Motivation
Sometimes we need to share a secret with a colleague, and frequently it’s a hassle to do so securely. Worst options include people simply sending plain-text secrets over email or slack. Better, if this is some sort of encrypted email service like ProtonMail, but still it’s a fairly brittle way if we’re dealing with something sensitive.
More secure (and more hassle) options include leveraging cloud vault solutions, GPG over email, using Shamir’s Secret Sharing, i.e. ssss linux tool. While those options are nice, sometimes the amount of hassle is just too much. Also speaking about vaults, frequently you don’t want to give any authorization on particular vault to the person with whom you’re sharing particular secret.

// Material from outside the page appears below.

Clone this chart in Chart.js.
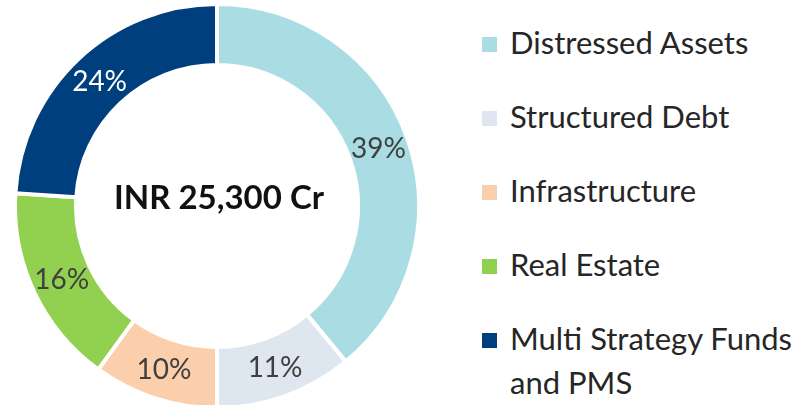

The solution I’m opting to use frequently and want describe here involves encrypting the secret via openssl with one-time password. The idea is that now we have our secret represented as 2 pieces (encrypted secret + one-time password), and then we send those pieces over 2 different channels (i.e., email and sms). The benefit of this solution is that a) the secret is not sent in plain text anywhere; b) compromising any one of those channels is not enough to retrieve the secret; c) the method is fairly simple and straightforward as shown below.
Openssl way walkthrough
- Create or generate a secure one-time password, i.e. using
openssl -rand 30 | base64
- Encrypt your secret with openssl using:
echo 'my secret' | openssl aes-256-cbc -a -pbkdf2 -salt
then input your one-time password generated in p.1 when prompted (you need to do it twice – first time and during verification)
You will obtain base64 output of your encrypted secret. - Send output from p.2 and one-time password from p.1 to your recipient via different channels. I.e., send encrypted secret via email and password via slack.
- To decrypt your recipient would do:
echo 'base64 encrypted secret' | openssl aes-256-cbc -a -d -pbkdf2 -salt
and would need to supply one-time password when prompted.